Slag & RX is pleased to present Amusement parks and ice cream, a solo exhibition by LA-based artist, Chaz Guest.

I first met Chaz Guest when I interviewed him for Cultured magazine. Since then, we’ve explored Tokyo together, wandering through Ueno and discussing his deep passion for Japan. Guest moves fluidly between cultures, blending calligraphic abstraction with social realism and heritage with innovation. His latest body of work, Amusement parks and ice cream, excavates memory with an acute sense of place, summoning the textures of his Philadelphia childhood. Here, nostalgia is not a melancholic retreat but a celebratory act—an assertion of joy, resilience, and the endurance of Black culture.

The ice cream truck, a persistent symbol of fleeting pleasure, became embedded in American culture in the early 20th century. Within Black communities, it was more than an indulgence—it was a moment of reprieve amid systemic oppression, a small but significant portal to happiness. Guest transforms this motif into a meditation on memory and reconciliation, exploring how the simplest experiences shape identity and community. In Mr. Softee (2023), the truck’s presence is both a beacon of delight and an emblem of transience, encapsulating nostalgia’s paradox. His compositions possess a visceral tactility, pulling the viewer into an intimate yet expansive narrative.

In A prayer on Millick Street (2025), Guest deepens his reflection. A Black priest stands in quiet contemplation, his downcast gaze drawing the viewer into a private moment of faith and introspection. His stance recalls a child’s perception of adults as towering, unknowable figures—an interplay of reverence and distance. This shifting perspective imbues the work with layered meaning: it is personal and historical, a meditation on spiritual refuge and the weight of inherited memory. The solemnity of the figure, juxtaposed with Guest’s dynamic brushwork, aligns his practice with the lineage of Noah Davis, the Ashcan School, and Jacob Lawrence—artists who did not merely depict Black life but infused their subjects with lived history, presence, and humanity.

Guest’s exploration of memory resonates with Calida Rawles ’Away with the tides at the Pérez Art Museum Miami, a meditation on Miami’s Overtown—a historically Black neighborhood erased by highway expansion. Rawles ’depictions of Black bodies submerged in water evoke themes of presence and erasure, much like Guest’s reclamation of fleeting joys within a broader historical framework. Both artists engage with impermanence, reminding us that even when people and places are physically erased, they persist in the collective consciousness.

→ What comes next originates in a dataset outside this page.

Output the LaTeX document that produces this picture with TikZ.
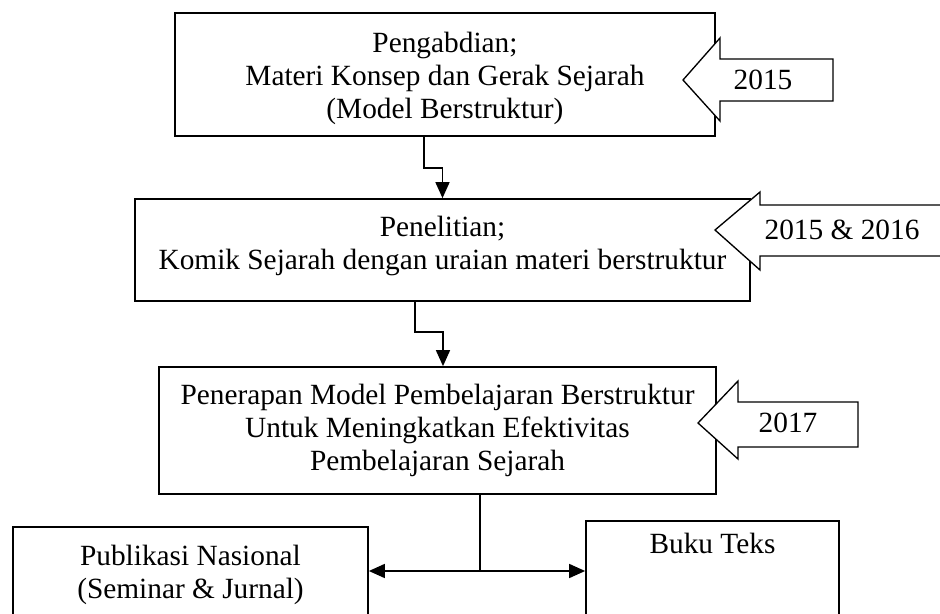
\documentclass[tikz,border=0pt]{standalone}
\usepackage{fontspec}
\setmainfont{Liberation Serif}
\usetikzlibrary{arrows.meta,calc}
\begin{document}
\begin{tikzpicture}[x=0.75pt,y=-0.75pt,
  txt/.style={font=\fontsize{22}{24.75}\selectfont},
  box/.style={draw,line width=1.3pt,inner sep=0pt},
  inside/.style={txt,align=center,inner sep=0pt},
  conn/.style={line width=1.2pt,-{Triangle[length=12pt,width=10.5pt]}},
  both/.style={line width=1.2pt,{Triangle[length=12pt,width=10.5pt]}-{Triangle[length=12pt,width=10.5pt]}},
  yeararrow/.style={draw,line width=1pt,fill=white,line join=miter},
  yeartext/.style={txt,inner sep=0pt}]
\useasboundingbox (0,0) rectangle (940,614);
\clip (0,0) rectangle (940,614);

% main boxes, each with its text set a little off centre
\node[box,minimum width=405pt,minimum height=92.25pt,
  label={[inside,yshift=-3pt]center:{Pengabdian;\\Materi Konsep dan Gerak Sejarah\\(Model Berstruktur)}}]
  (b1) at (445,74.5) {};
\node[box,minimum width=461.25pt,minimum height=76.5pt,
  label={[inside,yshift=3pt]center:{Penelitian;\\Komik Sejarah dengan uraian materi berstruktur}}]
  (b2) at (442.5,250) {};
\node[box,minimum width=417.75pt,minimum height=95.25pt,
  label={[inside]center:{Penerapan Model Pembelajaran Berstruktur\\Untuk Meningkatkan Efektivitas\\Pembelajaran Sejarah}}]
  (b3) at (437.5,430.5) {};
\node[box,minimum width=266.25pt,minimum height=66.75pt,
  label={[inside,yshift=-2.25pt]center:{Publikasi Nasional\\(Seminar \& Jurnal)}}]
  (pub) at (190.5,571.5) {};
\node[box,minimum width=189.75pt,minimum height=75pt] (buku) at (712.5,571) {};
\node[txt,inner sep=0pt,anchor=north] (bukut) at ($(buku.north)+(0,13)$) {Buku Teks};

% connectors between the boxes
\draw[conn] ($(b1.south)+(-21,0)$) |- ($(b2.north)+(0,-30)$) -- (b2.north);
\draw[conn] ($(b2.south)+(-27.5,0)$) |- ($(b3.north)+(5.5,-34)$) -- ($(b3.north)+(5.5,0)$);
\coordinate (split) at (480,571);
\draw[line width=1.2pt] (b3.south -| split) -- (split);
\draw[both] (pub.east |- split) -- (buku.west |- split);

% year block arrows
\draw[yeararrow] (683,80) -- (720,38) -- (720,59) -- (833,59) -- (833,101)
  -- (720,101) -- (720,121) -- cycle;
\node[yeartext] (y1) at (763,80) {2015};
\draw[yeararrow] (715,230) -- (760,192) -- (760,205) -- (955,205) -- (955,256)
  -- (760,256) -- (760,270) -- cycle;
\node[yeartext] (y2) at (842,230) {2015 \& 2016};
\draw[yeararrow] (698,423) -- (738,381) -- (738,402) -- (858,402) -- (858,447)
  -- (738,447) -- (738,459) -- cycle;
\node[yeartext] (y3) at (788,423) {2017};
\end{tikzpicture}
\end{document}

Philadelphia’s history—shaped by Black labor, migration, and cultural innovation—permeates Guest’s work. His paintings insist that moments of rest, play, and celebration are not just personal recollections but historical affirmations. He places children at the center of his compositions, not as symbols of innocence but as dynamic figures of agency, curiosity, and wonder. Their world—ice cream trucks, amusement parks, and the ordinary ecstasies of childhood—becomes a testament to survival and self- definition.

Like Guest, my work bridges Japan and America, focusing on abstraction and perspective to reconstruct memory. We are passionate about how space, architecture, and gesture shape narrative—how images, like recollections, can be both precise and fluid. Guest’s gestural mark-making collapses personal and collective memory, rendering childhood neither idyllic nor lost, but a site of transformation. His paintings expand memory beyond the frame, making it almost tangible—cinematic in movement and rich with lived experience.

Ultimately, Amusement parks and ice cream is an act of preservation. Guest captures ephemeral moments and ensures they are not forgotten but continually reimagined. His work does not just recall the past; it engages in an ongoing dialogue about how memory shapes the present and the future. In an era where cultural histories are under threat, Guest’s paintings stand as a luminous record of joy, resilience, and life in America. This is not just an exhibition—it is a declaration that these stories matter, that they endure, and that they will never be erased.”